# Origen and the Fifth Ecumenical Council.



## baron (Feb 15, 2012)

I was reading that Origen was the greatest theologian of the early Greek Church. At the end of the article it says in 553 he was declared a heretic. This was from Elwell, Evangelical Dictionary of Theology page 803. It does not state why though. So I looked it up and came to the Fifth Ecumenical Council and to me it is confusing. It is like reading a law contract to me.

In section XI it does anathematized Origen.

It also says; IF anyone asserts the fabulous pre-existence of souls, and shall assert the monstrous restoration which follows from it: let him be anathema. 

This is the link I was using.

Internet History Sourcebooks

My questions are:
1) Do reformed theologians use or refer to this council?
2) Was Origen a heretic?
3) What are they talking about?


----------



## Alan D. Strange (Feb 16, 2012)

Origen was brilliant, doubtless, the best linguist of the ancient church, Jerome being his closest competition. But theologically, he was an oddity: he made some significant contributions to the doctrines of God and Christ and was a holy ascetic personally; however, he did teach apocatastasis, of which the pre-existence of the soul and metempsychosis (that you cite above in #1), is a part. Apocatastasis involves cycles of redemption until all is redeemed, including the devil. More could be said about notions in him that view creation as eternal and God as finite. He was adored by many of his day and after, particularly the monks. This is just a taste. One thing's for sure: Origen cannot easily be described. Some think, for instance, that the Reformed side with the Antiochenes and dismiss Origen's hermeneutics altogether. But it's not that simple. There is something to be learned from his interpretative approach, misguided as it may be in some respects. If there is anyone about whom one can say--"it's not so simple--Origen is that man.
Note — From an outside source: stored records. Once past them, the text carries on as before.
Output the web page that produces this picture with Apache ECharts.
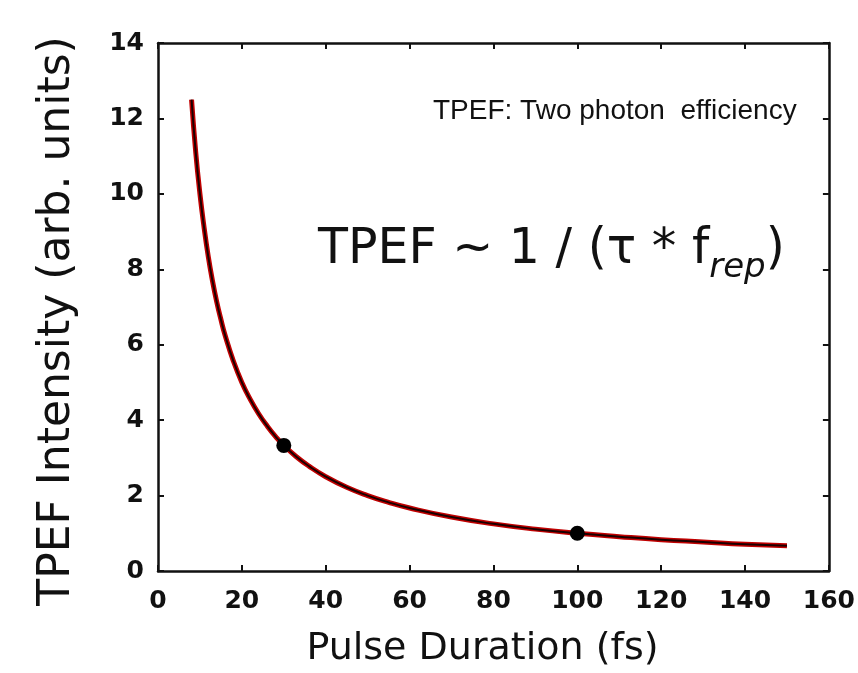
<!DOCTYPE html>
<html>
<head>
<meta charset="utf-8">
<script src="https://cdn.jsdelivr.net/npm/echarts@6/dist/echarts.min.js"></script>
<style>
  html, body { margin: 0; padding: 0; background: #ffffff; }
  #TpefChart { width: 858px; height: 673px; }
</style>
</head>
<body>
<div id="TpefChart"></div>
<script>
  // pulse duration (fs) and TPEF intensity
  var pulseDuration = [8, 9, 10, 11, 12, 13, 14, 15, 16, 18, 20, 22, 24, 26, 28, 30, 33, 36, 40, 45, 50, 55, 60, 70, 80, 90, 100, 110, 120, 130, 140, 150];
  var tpefIntensity = [12.5, 11.1, 10, 9.1, 8.33, 7.69, 7.14, 6.67, 6.25, 5.56, 5, 4.55, 4.17, 3.85, 3.57, 3.33, 3.03, 2.78, 2.5, 2.22, 2, 1.82, 1.67, 1.43, 1.25, 1.11, 1, 0.91, 0.83, 0.77, 0.71, 0.67];

  // the two marked points
  var markX = [30, 100];
  var markY = [3.33, 1];

  function pairs(xs, ys) {
    var out = [];
    for (var i = 0; i < xs.length; i++) {
      out.push([xs[i], ys[i]]);
    }
    return out;
  }

  var curveData = pairs(pulseDuration, tpefIntensity);
  var labelFont = {fontFamily: 'DejaVu Sans', fontSize: 25, fontWeight: 'bold', color: '#111111'};
  var frameLine = {show: true, onZero: false, lineStyle: {color: '#111111', width: 2.5}};
  var innerTick = {show: true, inside: true, length: 6, lineStyle: {color: '#111111', width: 2}};

  var myChart = echarts.init(document.getElementById('TpefChart'));

  myChart.setOption({
    backgroundColor: '#ffffff',
    animation: false,
    grid: {left: 158, right: 21, top: 43, bottom: 102},
    xAxis: [
      {
        type: 'value', position: 'bottom',
        min: 0, max: 160, interval: 20,
        axisLine: frameLine, axisTick: innerTick, splitLine: {show: false},
        axisLabel: Object.assign({margin: 18}, labelFont),
        name: 'Pulse Duration (fs)', nameLocation: 'middle', nameGap: 59,
        nameTextStyle: {fontFamily: 'DejaVu Sans', fontSize: 38, color: '#111111', padding: [0, 22, 0, 0]}
      },
      {
        type: 'value', position: 'top',
        min: 0, max: 160, interval: 20,
        axisLine: frameLine, axisTick: innerTick, splitLine: {show: false},
        axisLabel: {show: false}
      }
    ],
    yAxis: [
      {
        type: 'value', position: 'left',
        min: 0, max: 14, interval: 2,
        axisLine: frameLine, axisTick: innerTick, splitLine: {show: false},
        axisLabel: Object.assign({margin: 14}, labelFont),
        name: 'TPEF Intensity (arb. units)', nameLocation: 'middle', nameGap: 78,
        nameTextStyle: {fontFamily: 'DejaVu Sans', fontSize: 44, color: '#111111', padding: [0, 28, 0, 0]}
      },
      {
        type: 'value', position: 'right',
        min: 0, max: 14, interval: 2,
        axisLine: frameLine, axisTick: innerTick, splitLine: {show: false},
        axisLabel: {show: false}
      }
    ],
    graphic: [
      {
        type: 'text', left: 433, top: 97,
        style: {text: 'TPEF: Two photon  efficiency', fontFamily: 'Liberation Sans', fontSize: 28, fill: '#111111'}
      },
      {
        type: 'text', left: 318, top: 226,
        style: {
          text: '{a|TPEF ~ 1 / (\u03c4 * f}{b|rep}{a|)}',
          rich: {
            a: {fontFamily: 'DejaVu Sans', fontSize: 49, fill: '#111111', lineHeight: 60, verticalAlign: 'bottom'},
            b: {fontFamily: 'DejaVu Sans', fontSize: 34, fontStyle: 'italic', fill: '#111111', lineHeight: 40, verticalAlign: 'bottom', padding: [0, 0, -10, 0]}
          }
        }
      }
    ],
    series: [
      {
        type: 'line', data: curveData, smooth: true, showSymbol: false,
        lineStyle: {color: '#c00000', width: 5}, z: 2
      },
      {
        type: 'line', data: curveData, smooth: true, showSymbol: false,
        lineStyle: {color: '#1a0000', width: 2}, z: 3
      },
      {
        type: 'scatter', data: pairs(markX, markY),
        symbolSize: 15, itemStyle: {color: '#000000', opacity: 1}, z: 4
      }
    ]
  });
</script>
</body>
</html>
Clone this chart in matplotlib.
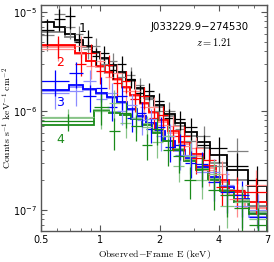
import matplotlib
matplotlib.use("Agg")
import matplotlib.pyplot as plt
import numpy as np
from matplotlib.ticker import LogLocator, FixedLocator, FixedFormatter, NullFormatter

# bin edges (keV) for each spectrum
edges1 = [0.5, 0.58, 0.66, 0.74, 0.82, 0.91, 1.0, 1.1, 1.22, 1.35, 1.5,
          1.67, 1.87, 2.1, 2.38, 2.7, 3.1, 3.6, 4.4, 5.6, 7.0]
edges2 = [0.5, 0.74, 0.85, 0.95, 1.05, 1.16, 1.28, 1.42, 1.58, 1.76, 1.97,
          2.2, 2.5, 2.85, 3.3, 3.85, 4.5, 5.4, 7.0]
edges3 = [0.5, 0.69, 0.82, 0.95, 1.08, 1.22, 1.37, 1.53, 1.71, 1.91, 2.14,
          2.4, 2.7, 3.05, 3.5, 4.05, 4.75, 5.7, 7.0]
edges4 = [0.5, 0.93, 1.1, 1.26, 1.43, 1.62, 1.83, 2.07, 2.35, 2.67, 3.05,
          3.5, 4.05, 4.75, 5.7, 7.0]

# folded models (dark = epoch a, light = epoch b)
model1a = [7.9e-6, 7.0e-6, 6.0e-6, 5.2e-6, 4.5e-6, 3.9e-6, 3.4e-6, 2.9e-6, 2.45e-6, 2.05e-6,
           1.7e-6, 1.42e-6, 1.15e-6, 9.3e-7, 7.6e-7, 6.1e-7, 4.8e-7, 3.6e-7, 2.5e-7, 1.75e-7]
model1b = [6.3e-6, 6.2e-6, 5.6e-6, 5.0e-6, 4.4e-6, 3.85e-6, 3.35e-6, 2.85e-6, 2.4e-6, 2.0e-6,
           1.65e-6, 1.36e-6, 1.1e-6, 8.8e-7, 7.0e-7, 5.5e-7, 4.2e-7, 3.0e-7, 2.0e-7, 1.1e-7]
model2a = [4.6e-6, 3.8e-6, 3.2e-6, 2.8e-6, 2.45e-6, 2.1e-6, 1.75e-6, 1.45e-6, 1.2e-6,
           9.8e-7, 8.0e-7, 6.3e-7, 4.8e-7, 3.7e-7, 2.8e-7, 2.0e-7, 1.5e-7, 1.2e-7]
model2b = [4.4e-6, 3.7e-6, 3.15e-6, 2.75e-6, 2.4e-6, 2.05e-6, 1.7e-6, 1.42e-6, 1.17e-6,
           9.5e-7, 7.7e-7, 6.0e-7, 4.6e-7, 3.5e-7, 2.65e-7, 1.9e-7, 1.4e-7, 1.05e-7]
model3a = [1.63e-6, 1.8e-6, 1.65e-6, 1.5e-6, 1.38e-6, 1.22e-6, 1.05e-6, 8.9e-7, 7.5e-7,
           6.2e-7, 5.0e-7, 4.0e-7, 3.3e-7, 2.7e-7, 2.15e-7, 1.7e-7, 1.3e-7, 9.3e-8]
model3b = [1.6e-6, 1.75e-6, 1.62e-6, 1.48e-6, 1.35e-6, 1.2e-6, 1.03e-6, 8.7e-7, 7.3e-7,
           6.0e-7, 4.9e-7, 3.9e-7, 3.2e-7, 2.6e-7, 2.05e-7, 1.6e-7, 1.2e-7, 8.5e-8]
model4a = [7.2e-7, 1.0e-6, 9.6e-7, 9.0e-7, 8.2e-7, 7.2e-7, 6.0e-7, 4.9e-7, 4.0e-7,
           3.1e-7, 2.5e-7, 2.0e-7, 1.55e-7, 1.2e-7, 9.0e-8]
model4b = [8.5e-7, 1.02e-6, 9.7e-7, 9.1e-7, 8.3e-7, 7.3e-7, 6.1e-7, 5.0e-7, 4.1e-7,
           3.2e-7, 2.6e-7, 2.05e-7, 1.6e-7, 1.25e-7, 9.5e-8]

# data points
data1a = [6.5e-6, 8.5e-6, 9.0e-6, 5.0e-6, 5.5e-6, 3.6e-6, 3.8e-6, 2.6e-6, 3.0e-6, 2.1e-6,
          1.5e-6, 1.6e-6, 1.25e-6, 8.5e-7, 8.2e-7, 6.8e-7, 4.5e-7, 4.2e-7, 2.8e-7, 2.0e-7]
data1b = [5.8e-6, 9.5e-6, 7.0e-6, 6.0e-6, 4.2e-6, 4.5e-6, 3.0e-6, 3.2e-6, 2.2e-6, 2.3e-6,
          1.8e-6, 1.3e-6, 1.0e-6, 1.0e-6, 6.5e-7, 5.0e-7, 5.5e-7, 2.8e-7, 3.9e-7, 1.1e-7]
data2a = [4.6e-6, 3.0e-6, 3.8e-6, 2.5e-6, 2.9e-6, 1.9e-6, 2.0e-6, 1.3e-6, 1.4e-6,
          8.5e-7, 9.0e-7, 5.5e-7, 5.5e-7, 3.3e-7, 3.2e-7, 1.7e-7, 1.6e-7, 1.5e-7]
data2b = [4.2e-6, 4.5e-6, 2.8e-6, 3.2e-6, 2.2e-6, 2.4e-6, 1.6e-6, 1.6e-6, 1.1e-6,
          1.1e-6, 7.2e-7, 7.0e-7, 4.4e-7, 4.2e-7, 2.5e-7, 2.3e-7, 1.3e-7, 1.8e-7]
data3a = [2.0e-6, 2.4e-6, 1.4e-6, 1.7e-6, 1.1e-6, 1.4e-6, 8.5e-7, 9.5e-7, 6.5e-7,
          6.8e-7, 4.3e-7, 4.5e-7, 3.0e-7, 2.9e-7, 1.9e-7, 1.5e-7, 1.4e-7, 8.5e-8]
data3b = [1.5e-6, 1.6e-6, 2.0e-6, 1.3e-6, 1.5e-6, 1.0e-6, 1.15e-6, 8.0e-7, 8.2e-7,
          5.5e-7, 5.6e-7, 3.6e-7, 3.6e-7, 2.4e-7, 2.4e-7, 1.8e-7, 1.1e-7, 1.0e-7]
data4a = [7.8e-7, 1.1e-6, 6.2e-7, 9.5e-7, 7.0e-7, 4.5e-7, 6.5e-7, 4.0e-7, 3.5e-7,
          2.0e-7, 2.6e-7, 1.6e-7, 1.4e-7, 1.05e-7, 7.0e-8]
data4b = [8.6e-7, 1.0e-6, 1.2e-6, 7.5e-7, 8.5e-7, 6.8e-7, 4.8e-7, 5.5e-7, 2.8e-7,
          3.5e-7, 2.0e-7, 2.3e-7, 1.1e-7, 1.2e-7, 8.0e-8]

# fractional 1-sigma errors
err1 = [0.3, 0.25, 0.25, 0.2, 0.2, 0.2, 0.2, 0.2, 0.2, 0.2,
        0.2, 0.2, 0.2, 0.22, 0.22, 0.25, 0.28, 0.3, 0.35, 0.4]
err2 = [0.25, 0.25, 0.25, 0.25, 0.25, 0.25, 0.25, 0.25, 0.25,
        0.25, 0.25, 0.28, 0.28, 0.3, 0.3, 0.35, 0.35, 0.4]
err3 = [0.3, 0.3, 0.3, 0.28, 0.28, 0.28, 0.28, 0.28, 0.28,
        0.28, 0.3, 0.3, 0.3, 0.32, 0.35, 0.38, 0.4, 0.45]
err4 = [0.2, 0.35, 0.35, 0.3, 0.3, 0.3, 0.3, 0.3, 0.32,
        0.35, 0.35, 0.38, 0.4, 0.45, 0.5]

xticks = [0.5, 1, 2, 4, 7]
xticklabels = ["0.5", "1", "2", "4", "7"]

spectra = [
    (edges1, model1a, model1b, data1a, data1b, err1, "black", "#808080"),
    (edges2, model2a, model2b, data2a, data2b, err2, "red", "#ff8c8c"),
    (edges3, model3a, model3b, data3a, data3b, err3, "blue", "#8c8cff"),
    (edges4, model4a, model4b, data4a, data4b, err4, "#1a8a1a", "#88c488"),
]

fig = plt.figure(figsize=(2.74, 2.62), dpi=100)
ax = fig.add_axes([0.150, 0.118, 0.824, 0.863])

for edges, ma, mb, da, db, err, dark, light in spectra:
    e = np.array(edges)
    cen = np.sqrt(e[:-1] * e[1:])
    xerr = [cen - e[:-1], e[1:] - cen]
    for d, c in ((db, light), (da, dark)):
        d = np.array(d)
        ax.errorbar(cen, d, xerr=xerr, yerr=d * np.array(err), fmt="none",
                    ecolor=c, elinewidth=0.9, capsize=0)
    ax.stairs(mb, edges, color=light, lw=1.3)
    ax.stairs(ma, edges, color=dark, lw=1.3)

ax.set_xscale("log")
ax.set_yscale("log")
ax.set_xlim(0.5, 7)
ax.set_ylim(6.1e-8, 1.17e-5)

ax.xaxis.set_major_locator(FixedLocator(xticks))
ax.xaxis.set_major_formatter(FixedFormatter(xticklabels))
ax.xaxis.set_minor_locator(FixedLocator([0.6, 0.7, 0.8, 0.9, 3, 5, 6]))
ax.xaxis.set_minor_formatter(NullFormatter())
ax.yaxis.set_minor_locator(LogLocator(base=10, subs=np.arange(2, 10)))
ax.yaxis.set_minor_formatter(NullFormatter())

ax.tick_params(which="both", direction="in", top=True, right=True,
               labelsize=7, color="#555555", pad=3)
ax.tick_params(which="major", length=4, width=0.8)
ax.tick_params(which="minor", length=2, width=0.6)
for s in ax.spines.values():
    s.set_color("#555555")
    s.set_linewidth(1.0)

ax.set_xlabel(r"$\mathrm{Observed\!-\!Frame\ E\ (keV)}$", fontsize=7,
              math_fontfamily="cm", labelpad=2)
ax.set_ylabel(r"$\mathrm{Counts\ s^{-1}\ keV^{-1}\ cm^{-2}}$", fontsize=7,
              math_fontfamily="cm")
ax.yaxis.set_label_coords(-0.122, 0.5)

ax.text(0.70, 0.903, "J033229.9\u2212274530", transform=ax.transAxes,
        ha="center", va="center", fontsize=7.3)
ax.text(0.765, 0.836, r"$z=1.21$", transform=ax.transAxes, ha="center",
        va="center", fontsize=7.5, math_fontfamily="cm")

for lab, x, y, c in (("1", 0.185, 0.895, "black"), ("2", 0.085, 0.745, "red"),
                     ("3", 0.085, 0.57, "blue"), ("4", 0.085, 0.405, "#1a8a1a")):
    ax.text(x, y, lab, transform=ax.transAxes, ha="center", va="center",
            fontsize=9, color=c)

fig.savefig("out.png", dpi=100)
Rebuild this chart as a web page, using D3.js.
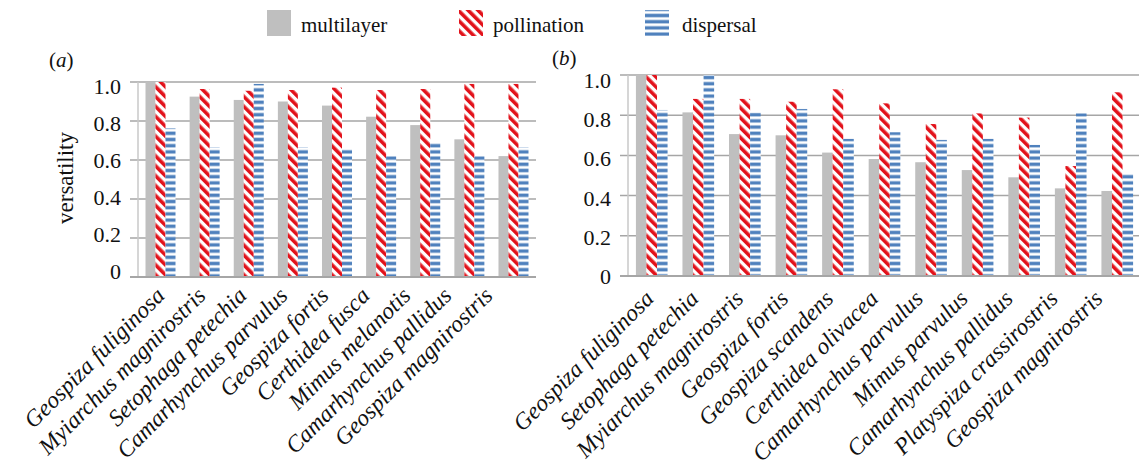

Yes, the council's condemnation of what it called Origenism is sound. Most of his voluminous work has been destroyed--as was done with heretical writings--so the question remains as to whether all that is called Origenism rightly reflects him.

Peace,
Alan


----------



## baron (Feb 16, 2012)

Alan D. Strange said:


> apocatastasis



Thank you sir. I learned something new today. Maybe I should just stay away from the church fathers.


----------



## J. Dean (Feb 16, 2012)

baron said:


> Alan D. Strange said:
> 
> 
> > apocatastasis
> ...



I wouldn't go that far. There's some good things to be gleaned from them. Yes, some made serious errors, but as Francis Schaeffer said, nobody's theology is perfect, and you'll find that in even the best minister/theologian today (excluding gross and damning heresy of course).


----------



## baron (Feb 16, 2012)

J. Dean said:


> I wouldn't go that far. There's some good things to be gleaned from them. Yes, some made serious errors, but as Francis Schaeffer said, nobody's theology is perfect, and you'll find that in even the best minister/theologian today (excluding gross and damning heresy of course). J. Dean, author



Well I will not give up on the church fathers. I pulled out a couple of book's by Alister E. McGrath The Christian Theology Reader which has little articles on diffrent theologians and subjects. Also An Introduction to Christian Theology.


----------